Dataset items:
--
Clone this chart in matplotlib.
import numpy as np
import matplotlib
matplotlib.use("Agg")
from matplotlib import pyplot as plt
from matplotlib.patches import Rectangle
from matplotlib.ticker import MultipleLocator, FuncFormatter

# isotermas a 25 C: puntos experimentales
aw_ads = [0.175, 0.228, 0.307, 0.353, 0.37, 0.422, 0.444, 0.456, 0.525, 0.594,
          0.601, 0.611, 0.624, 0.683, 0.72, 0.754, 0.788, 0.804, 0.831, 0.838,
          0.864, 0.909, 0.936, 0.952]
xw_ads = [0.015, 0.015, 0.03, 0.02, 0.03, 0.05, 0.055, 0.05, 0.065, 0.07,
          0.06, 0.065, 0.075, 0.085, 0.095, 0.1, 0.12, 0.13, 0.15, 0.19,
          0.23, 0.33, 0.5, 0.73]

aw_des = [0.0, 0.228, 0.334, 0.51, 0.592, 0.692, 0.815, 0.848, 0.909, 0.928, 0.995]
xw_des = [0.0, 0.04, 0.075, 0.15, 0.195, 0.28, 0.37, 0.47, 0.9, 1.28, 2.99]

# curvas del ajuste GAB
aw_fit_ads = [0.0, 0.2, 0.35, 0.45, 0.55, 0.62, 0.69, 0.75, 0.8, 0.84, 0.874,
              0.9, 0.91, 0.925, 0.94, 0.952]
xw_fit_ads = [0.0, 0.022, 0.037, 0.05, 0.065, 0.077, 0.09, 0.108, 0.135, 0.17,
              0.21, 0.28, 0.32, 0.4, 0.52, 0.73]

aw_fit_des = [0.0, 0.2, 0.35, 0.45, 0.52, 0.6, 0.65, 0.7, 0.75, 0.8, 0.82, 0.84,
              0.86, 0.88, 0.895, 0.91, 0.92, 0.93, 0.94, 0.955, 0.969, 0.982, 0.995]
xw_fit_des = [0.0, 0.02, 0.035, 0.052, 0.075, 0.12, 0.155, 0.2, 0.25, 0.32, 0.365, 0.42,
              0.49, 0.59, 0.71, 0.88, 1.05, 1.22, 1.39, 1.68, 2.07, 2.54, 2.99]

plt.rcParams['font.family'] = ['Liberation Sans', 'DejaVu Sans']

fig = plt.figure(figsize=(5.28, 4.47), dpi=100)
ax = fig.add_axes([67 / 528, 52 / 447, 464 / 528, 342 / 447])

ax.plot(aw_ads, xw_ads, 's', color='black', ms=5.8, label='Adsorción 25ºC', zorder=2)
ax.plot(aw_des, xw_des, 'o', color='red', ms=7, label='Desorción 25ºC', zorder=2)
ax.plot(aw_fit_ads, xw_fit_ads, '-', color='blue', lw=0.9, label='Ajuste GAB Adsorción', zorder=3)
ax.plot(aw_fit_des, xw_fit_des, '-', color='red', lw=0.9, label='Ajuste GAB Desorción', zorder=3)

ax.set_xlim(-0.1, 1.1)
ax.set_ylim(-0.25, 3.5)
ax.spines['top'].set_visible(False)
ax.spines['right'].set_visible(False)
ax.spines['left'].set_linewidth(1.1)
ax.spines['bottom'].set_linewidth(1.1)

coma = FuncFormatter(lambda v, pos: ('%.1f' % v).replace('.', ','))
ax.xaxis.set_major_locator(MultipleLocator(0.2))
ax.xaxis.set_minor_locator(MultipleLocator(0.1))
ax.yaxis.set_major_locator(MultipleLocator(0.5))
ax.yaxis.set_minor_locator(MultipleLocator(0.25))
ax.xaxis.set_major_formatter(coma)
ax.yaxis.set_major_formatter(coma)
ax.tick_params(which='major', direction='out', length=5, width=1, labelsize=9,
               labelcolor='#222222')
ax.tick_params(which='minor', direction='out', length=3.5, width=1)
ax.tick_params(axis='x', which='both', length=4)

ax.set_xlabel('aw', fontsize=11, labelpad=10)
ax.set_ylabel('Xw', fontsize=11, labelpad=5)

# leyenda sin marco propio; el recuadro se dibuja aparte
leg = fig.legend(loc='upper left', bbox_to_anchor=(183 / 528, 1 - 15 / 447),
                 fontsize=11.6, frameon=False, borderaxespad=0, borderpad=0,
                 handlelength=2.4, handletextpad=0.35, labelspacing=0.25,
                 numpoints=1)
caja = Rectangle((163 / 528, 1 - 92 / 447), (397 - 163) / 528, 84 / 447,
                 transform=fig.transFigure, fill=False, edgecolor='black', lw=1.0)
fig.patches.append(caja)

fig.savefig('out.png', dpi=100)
--
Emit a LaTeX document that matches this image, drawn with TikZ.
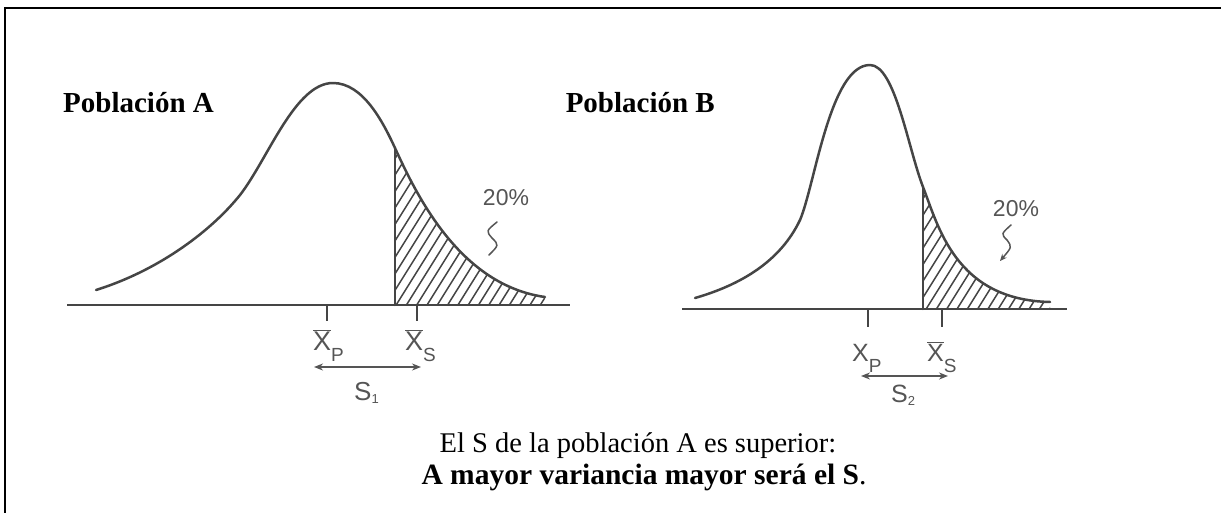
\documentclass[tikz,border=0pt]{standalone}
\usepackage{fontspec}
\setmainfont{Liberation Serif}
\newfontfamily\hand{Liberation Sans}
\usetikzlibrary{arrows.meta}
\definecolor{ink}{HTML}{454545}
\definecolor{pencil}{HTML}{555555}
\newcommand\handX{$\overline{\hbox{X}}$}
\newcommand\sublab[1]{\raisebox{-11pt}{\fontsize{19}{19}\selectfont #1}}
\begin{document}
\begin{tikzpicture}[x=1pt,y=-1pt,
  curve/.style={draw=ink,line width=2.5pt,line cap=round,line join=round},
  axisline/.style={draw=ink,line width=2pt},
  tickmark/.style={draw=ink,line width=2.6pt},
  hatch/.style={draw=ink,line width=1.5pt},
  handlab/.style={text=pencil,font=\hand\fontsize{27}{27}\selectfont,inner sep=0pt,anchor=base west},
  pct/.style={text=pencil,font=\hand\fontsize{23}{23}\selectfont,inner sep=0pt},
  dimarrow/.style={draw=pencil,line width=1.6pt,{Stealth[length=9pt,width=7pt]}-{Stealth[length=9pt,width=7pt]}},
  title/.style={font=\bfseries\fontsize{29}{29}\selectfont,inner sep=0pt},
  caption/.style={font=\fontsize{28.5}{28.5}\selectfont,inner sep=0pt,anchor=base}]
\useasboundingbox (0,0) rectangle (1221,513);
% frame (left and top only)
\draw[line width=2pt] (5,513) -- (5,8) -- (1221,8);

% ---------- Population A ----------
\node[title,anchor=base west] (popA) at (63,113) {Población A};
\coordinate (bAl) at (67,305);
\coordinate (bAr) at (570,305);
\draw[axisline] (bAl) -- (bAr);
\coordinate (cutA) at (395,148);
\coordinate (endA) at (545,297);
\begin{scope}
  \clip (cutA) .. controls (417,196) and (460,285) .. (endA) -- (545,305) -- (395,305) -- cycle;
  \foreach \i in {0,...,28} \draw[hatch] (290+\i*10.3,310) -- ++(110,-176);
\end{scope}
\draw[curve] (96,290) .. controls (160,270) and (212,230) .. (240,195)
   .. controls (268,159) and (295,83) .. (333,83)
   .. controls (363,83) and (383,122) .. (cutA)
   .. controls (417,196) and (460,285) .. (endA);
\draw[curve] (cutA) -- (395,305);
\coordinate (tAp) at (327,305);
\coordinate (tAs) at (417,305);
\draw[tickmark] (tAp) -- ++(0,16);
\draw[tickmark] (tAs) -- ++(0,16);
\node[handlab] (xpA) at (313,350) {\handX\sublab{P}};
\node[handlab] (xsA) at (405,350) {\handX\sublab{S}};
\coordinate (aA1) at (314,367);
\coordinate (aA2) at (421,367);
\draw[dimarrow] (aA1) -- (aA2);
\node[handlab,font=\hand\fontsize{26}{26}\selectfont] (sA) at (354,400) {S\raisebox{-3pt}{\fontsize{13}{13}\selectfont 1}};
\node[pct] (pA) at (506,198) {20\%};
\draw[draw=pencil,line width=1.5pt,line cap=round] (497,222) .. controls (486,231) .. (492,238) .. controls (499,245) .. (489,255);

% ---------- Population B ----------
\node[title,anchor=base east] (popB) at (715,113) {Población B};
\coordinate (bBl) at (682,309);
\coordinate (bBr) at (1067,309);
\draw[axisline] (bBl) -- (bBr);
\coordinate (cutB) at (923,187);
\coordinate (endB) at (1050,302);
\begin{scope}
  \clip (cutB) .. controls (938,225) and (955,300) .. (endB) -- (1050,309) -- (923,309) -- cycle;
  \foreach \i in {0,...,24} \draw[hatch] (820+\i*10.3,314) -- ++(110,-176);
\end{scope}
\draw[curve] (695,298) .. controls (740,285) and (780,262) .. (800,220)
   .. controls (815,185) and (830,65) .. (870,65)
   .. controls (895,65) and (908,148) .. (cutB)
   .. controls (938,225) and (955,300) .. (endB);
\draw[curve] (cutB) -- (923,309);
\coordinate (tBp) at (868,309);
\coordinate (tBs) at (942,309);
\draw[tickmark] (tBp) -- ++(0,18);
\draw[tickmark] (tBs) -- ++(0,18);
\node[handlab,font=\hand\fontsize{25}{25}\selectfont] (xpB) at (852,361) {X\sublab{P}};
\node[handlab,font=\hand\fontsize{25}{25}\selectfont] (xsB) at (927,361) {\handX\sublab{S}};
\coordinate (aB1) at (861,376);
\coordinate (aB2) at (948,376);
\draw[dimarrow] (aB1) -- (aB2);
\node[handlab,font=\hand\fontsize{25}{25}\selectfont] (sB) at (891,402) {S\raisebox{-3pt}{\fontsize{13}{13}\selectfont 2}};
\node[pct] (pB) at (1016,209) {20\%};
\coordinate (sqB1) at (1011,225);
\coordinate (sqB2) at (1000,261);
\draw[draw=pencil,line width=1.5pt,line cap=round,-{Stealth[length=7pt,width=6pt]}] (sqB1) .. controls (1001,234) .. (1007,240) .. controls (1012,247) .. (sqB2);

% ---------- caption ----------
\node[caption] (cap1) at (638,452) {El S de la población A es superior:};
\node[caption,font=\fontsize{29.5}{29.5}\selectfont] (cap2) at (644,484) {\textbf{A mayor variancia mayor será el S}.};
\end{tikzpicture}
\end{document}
--
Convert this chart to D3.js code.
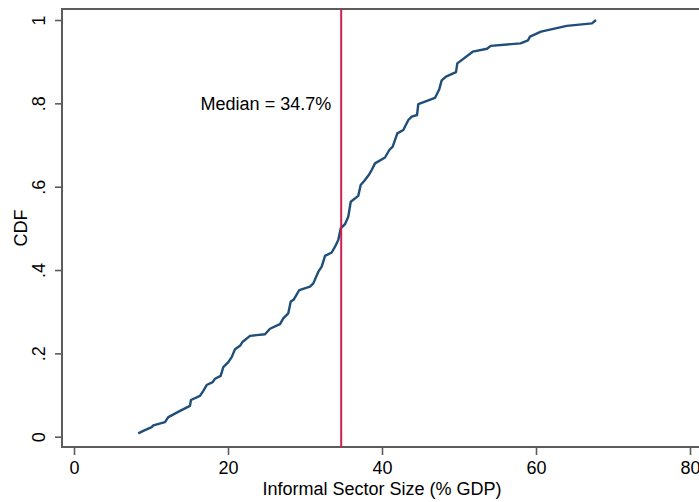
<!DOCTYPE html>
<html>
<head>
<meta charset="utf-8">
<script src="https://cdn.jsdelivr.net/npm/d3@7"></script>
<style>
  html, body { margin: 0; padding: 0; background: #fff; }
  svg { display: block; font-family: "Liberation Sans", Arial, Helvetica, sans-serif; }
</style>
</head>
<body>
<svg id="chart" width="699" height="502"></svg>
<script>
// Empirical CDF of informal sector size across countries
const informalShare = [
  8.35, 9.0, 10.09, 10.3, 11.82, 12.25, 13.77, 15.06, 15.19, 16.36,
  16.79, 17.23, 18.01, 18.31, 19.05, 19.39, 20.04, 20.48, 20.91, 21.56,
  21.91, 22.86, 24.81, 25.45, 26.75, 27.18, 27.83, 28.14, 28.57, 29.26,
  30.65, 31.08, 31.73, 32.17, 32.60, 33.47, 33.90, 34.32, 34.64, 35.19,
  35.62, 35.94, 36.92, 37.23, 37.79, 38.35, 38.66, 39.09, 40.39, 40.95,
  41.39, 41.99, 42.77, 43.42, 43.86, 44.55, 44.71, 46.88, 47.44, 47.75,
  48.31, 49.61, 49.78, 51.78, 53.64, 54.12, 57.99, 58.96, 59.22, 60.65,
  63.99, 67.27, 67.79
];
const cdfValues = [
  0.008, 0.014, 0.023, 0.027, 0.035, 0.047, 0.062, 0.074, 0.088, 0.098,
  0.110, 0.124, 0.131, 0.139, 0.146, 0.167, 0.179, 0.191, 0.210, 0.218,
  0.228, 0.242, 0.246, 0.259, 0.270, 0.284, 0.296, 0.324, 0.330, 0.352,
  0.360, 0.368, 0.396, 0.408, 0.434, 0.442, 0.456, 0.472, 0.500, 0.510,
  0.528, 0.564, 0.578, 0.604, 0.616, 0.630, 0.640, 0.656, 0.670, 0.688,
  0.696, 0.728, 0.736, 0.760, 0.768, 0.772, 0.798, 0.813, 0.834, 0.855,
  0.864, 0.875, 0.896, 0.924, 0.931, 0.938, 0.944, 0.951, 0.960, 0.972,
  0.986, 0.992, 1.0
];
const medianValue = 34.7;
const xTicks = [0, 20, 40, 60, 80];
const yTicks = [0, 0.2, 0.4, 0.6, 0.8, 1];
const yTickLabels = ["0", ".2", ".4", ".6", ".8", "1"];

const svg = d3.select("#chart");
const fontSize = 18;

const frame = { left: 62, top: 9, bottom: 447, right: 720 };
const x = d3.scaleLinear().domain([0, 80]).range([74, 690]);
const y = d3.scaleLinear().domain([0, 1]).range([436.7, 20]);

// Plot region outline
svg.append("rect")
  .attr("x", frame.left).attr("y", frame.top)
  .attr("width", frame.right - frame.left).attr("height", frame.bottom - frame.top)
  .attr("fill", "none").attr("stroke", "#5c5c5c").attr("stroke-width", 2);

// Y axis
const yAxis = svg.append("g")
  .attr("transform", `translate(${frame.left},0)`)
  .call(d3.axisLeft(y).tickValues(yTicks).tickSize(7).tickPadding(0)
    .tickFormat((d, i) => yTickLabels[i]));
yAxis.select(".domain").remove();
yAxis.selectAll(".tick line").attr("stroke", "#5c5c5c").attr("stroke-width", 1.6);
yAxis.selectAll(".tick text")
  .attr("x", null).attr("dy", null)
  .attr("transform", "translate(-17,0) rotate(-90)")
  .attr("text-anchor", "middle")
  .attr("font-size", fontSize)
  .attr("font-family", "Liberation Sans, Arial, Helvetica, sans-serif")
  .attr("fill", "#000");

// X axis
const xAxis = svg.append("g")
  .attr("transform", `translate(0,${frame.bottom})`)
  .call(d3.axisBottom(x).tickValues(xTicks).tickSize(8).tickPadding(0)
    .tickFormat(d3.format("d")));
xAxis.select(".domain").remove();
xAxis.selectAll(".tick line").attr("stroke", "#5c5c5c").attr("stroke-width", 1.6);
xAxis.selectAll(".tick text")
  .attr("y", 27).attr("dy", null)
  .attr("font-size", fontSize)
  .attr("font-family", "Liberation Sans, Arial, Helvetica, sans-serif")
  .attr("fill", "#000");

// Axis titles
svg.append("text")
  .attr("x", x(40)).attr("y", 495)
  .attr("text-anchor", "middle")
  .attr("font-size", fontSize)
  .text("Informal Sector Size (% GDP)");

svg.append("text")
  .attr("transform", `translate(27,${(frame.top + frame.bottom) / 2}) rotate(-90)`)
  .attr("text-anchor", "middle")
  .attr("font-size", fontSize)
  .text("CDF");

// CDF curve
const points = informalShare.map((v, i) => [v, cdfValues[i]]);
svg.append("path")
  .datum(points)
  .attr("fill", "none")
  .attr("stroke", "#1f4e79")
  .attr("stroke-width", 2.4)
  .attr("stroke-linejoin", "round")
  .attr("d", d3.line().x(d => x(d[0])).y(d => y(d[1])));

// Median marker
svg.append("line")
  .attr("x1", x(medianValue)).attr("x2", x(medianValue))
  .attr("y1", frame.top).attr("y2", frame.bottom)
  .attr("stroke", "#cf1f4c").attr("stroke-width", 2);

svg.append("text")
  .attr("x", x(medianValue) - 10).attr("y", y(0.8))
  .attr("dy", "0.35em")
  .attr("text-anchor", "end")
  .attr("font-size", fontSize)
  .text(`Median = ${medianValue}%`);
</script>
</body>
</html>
--
TASK DESCRIPTION: Take every line from the data above that holds "matplotlib" and copy it out.

SOLUTION TO THE EXERCISE:
Clone this chart in matplotlib.
import matplotlib
matplotlib.use("Agg")
from matplotlib import pyplot as plt
from matplotlib.patches import Rectangle
from matplotlib.ticker import MultipleLocator, FuncFormatter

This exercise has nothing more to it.